While I agree with this intuitively, I also just can't get past the argument that people said the same thing when we switched from everyone using ASM to C/Fortran etc.
There is a massive difference in outright transformation of something you created yourself vs a collage of snippets + some sauce based on stuff you did not write yourself. If all you did to use your AI was to train it exclusively on your own work product create during your lifetime I would have absolutely no problem with it, in fact in that case I would love to see copyright extended to the author.
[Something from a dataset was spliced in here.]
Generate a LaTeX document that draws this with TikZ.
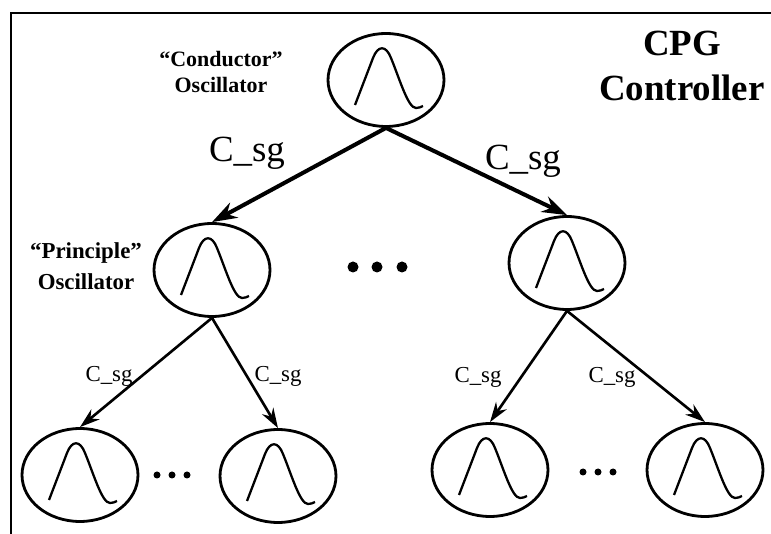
\documentclass[tikz,border=0pt]{standalone}
\usepackage{fontspec}
\setmainfont{Liberation Serif}
\usetikzlibrary{
  arrows.meta,
  shapes.geometric
}

\begin{document}
\begin{tikzpicture}[
  x=0.02cm, y=0.02cm,
  osc/.style={
    ellipse, draw, line width=1.6pt, inner sep=0pt,
    minimum width=2.32cm, minimum height=1.86cm,
    path picture={
      \draw[line width=1.3pt, shift={(path picture bounding box.center)}]
        (-31,-25) -- (-13,22) .. controls (-8,35) and (0,35) .. (5,22)
        .. controls (14,0) and (22,-28) .. (30,-28)
        .. controls (33,-28) and (35,-27) .. (37,-26);
    }
  },
  biglabel/.style={font=\fontsize{12.5}{14.8}\selectfont\bfseries, align=center},
  bigcoup/.style={font=\fontsize{21}{24}\selectfont, anchor=base},
  coup/.style={font=\fontsize{13}{15}\selectfont, anchor=base},
  bigdot/.style={circle, fill, inner sep=0pt, minimum size=0.22cm},
  smalldot/.style={circle, fill, inner sep=0pt, minimum size=0.14cm},
  bigarrow/.style={-{Stealth[length=5mm, width=3.4mm]}, line width=2.3pt},
  arrow/.style={-{Stealth[length=4mm, width=2.6mm]}, line width=1.5pt}
]
 \useasboundingbox (0,0) rectangle (771,534);
 % outer frame, runs off the page at right and bottom
 \draw[line width=1.5pt] (11,521) rectangle (800,-20);

 % top level
 \node[osc] (top) at (386,454) {};
 \node[biglabel] (condlbl) at (221,462) {“Conductor”\\Oscillator};
 \node[font=\fontsize{21}{25.6}\selectfont\bfseries, align=center] (cpg) at (682,468) {CPG\\Controller};

 % second level
 \node[osc] (p1) at (212,264) {};
 \node[osc] (p2) at (567,271) {};
 \node[biglabel, font=\fontsize{13}{17.6}\selectfont\bfseries] (princlbl) at (86,268) {“Principle”\\Oscillator};
 \node[bigdot] (d1) at (353,267) {};
 \node[bigdot] (d2) at (377,267) {};
 \node[bigdot] (d3) at (402,267) {};

 \draw[bigarrow] (top.south) -- (p1.north);
 \draw[bigarrow] (top.south) -- (p2.north);
 \node[bigcoup] (k1) at (247,372) {C\_sg};
 \node[bigcoup] (k2) at (523,364) {C\_sg};

 % bottom level
 \node[osc] (q1) at (80,59) {};
 \node[osc] (q2) at (278,58) {};
 \node[osc] (q3) at (490,64) {};
 \node[osc] (q4) at (705,64) {};
 \foreach \i/\x/\y in {1/157/59, 2/172/59, 3/187/59, 4/583/62, 5/598/62, 6/613/62}
   \node[smalldot] (s\i) at (\x,\y) {};

 \draw[arrow] (p1.south) -- (q1.north); \draw[arrow] (p1.south) -- (q2.north);
 \draw[arrow] (p2.south) -- (q3.north); \draw[arrow] (p2.south) -- (q4.north);
 \node[coup] (k3) at (109,152) {C\_sg};
 \node[coup] (k4) at (278,152) {C\_sg};
 \node[coup] (k5) at (478,151) {C\_sg};
 \node[coup] (k6) at (612,151) {C\_sg};
\end{tikzpicture}
\end{document}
But in the present case the authorship is just removed by shredding the library and then piecing back together the sentences. The fact that under some circumstances AIs will happily reproduce code that was in the training data is proof positive they are to some degree lossy compressors. The more generic something is ("for (i=0;i<MAXVAL;i++) {") the lower the claim for copyright protection. But higher level constructs past a couple of lines that are unique in the training set that are reproduced in the output modulo some name changes and/or language changes should count as automatic transformation (and hence infringing or creating a derivative work).
>can't get past the argument that people said the same thing when we switched from everyone using ASM to C/Fortran
that's a bad comparison for two reasons. One is that C is a transparent language that requires understanding of its underlying mechanics. Using C doesn't absolve you from understanding lower concepts and was never treated as such. The power of C comes squarely with a warning label that this is a double edged sword.
Secondly insofar as people have used higher level languages as a replacement for understanding and introduced a "everyone can code now" mentality the criticism has been validated. What we've gotten, long before AI tooling, were shoddy, slow, insecure tower-of-babel like crappy codebases that were awful for the exact same reason these newest practices are awful.
Introducing new technology must never be an excuse for ignorance, the more powerful the tool the greater the knowledge required of the user. You don't hand the most potent dangerous weapon to the least competent soldier.
The HLL-to-LLM switch is fundamentally different to the assembler-to-HLL switch. With HLLs, there is a transparent homomorphism between the input program and the instructions executed by the CPU. We exploit this property to write programs in HLLs with precision and awareness of what, exactly, is going on, even if we occasionally do sometimes have to drop to ASM because all abstractions are leaky. The relation between an LLM prompt and the instructions actually executed is neither transparent nor a homomorphism. It's not an abstraction in the same sense that an HLL implementation is. It requires a fundamental shift in thinking. This is why I say "stop thinking like a programmer and start thinking like a business person" when people have trouble coding with LLMs. You have to be a whole lot more people-oriented and worry less about all the technical details, because trying to prompt an LLM with anywhere near the precision of using an HLL is just an exercise in frustration. But if you focus on the big picture, the need that you want your program to fill, LLMs can be a tremendous force multiplier in terms of getting you there.
The study compares ChatGPT use, search engine use, and no tool use.
The issues with moving from ASM to C/Fortran are different from using LLMs.
LLMs are automation, and general purpose automation at that. The Ironies of Automation came out in the 1980s, and we’ve known there are issues. Like Vigilance decrement that comes when you switch from operating a system to monitoring a system for rare errors.
On top of that, previous systems were largely deterministic, you didn’t have to worry that the instrumentation was going to invent new numbers on the dial.
So now automation will go from flight decks and assembly lines, to mom and pop stores. Regular to non-deterministic.
> "I also just can't get past the argument that people said the same thing when we switched from everyone using ASM to C/Fortran etc."
There was no "switch"; the transition took literally decades. Assembler and high level languages co-existed in the mainstream all the way until the 1990s because it was well understood that there was a trade off getting the best performance using assembler (e.g. DOOM's renderer in 1993) and ease of development and portability (something that really mattered when there were a dozen different CPU architectures around) using high level languages.
There is no need to get past the argument because it doesn't exist. Nobody said that.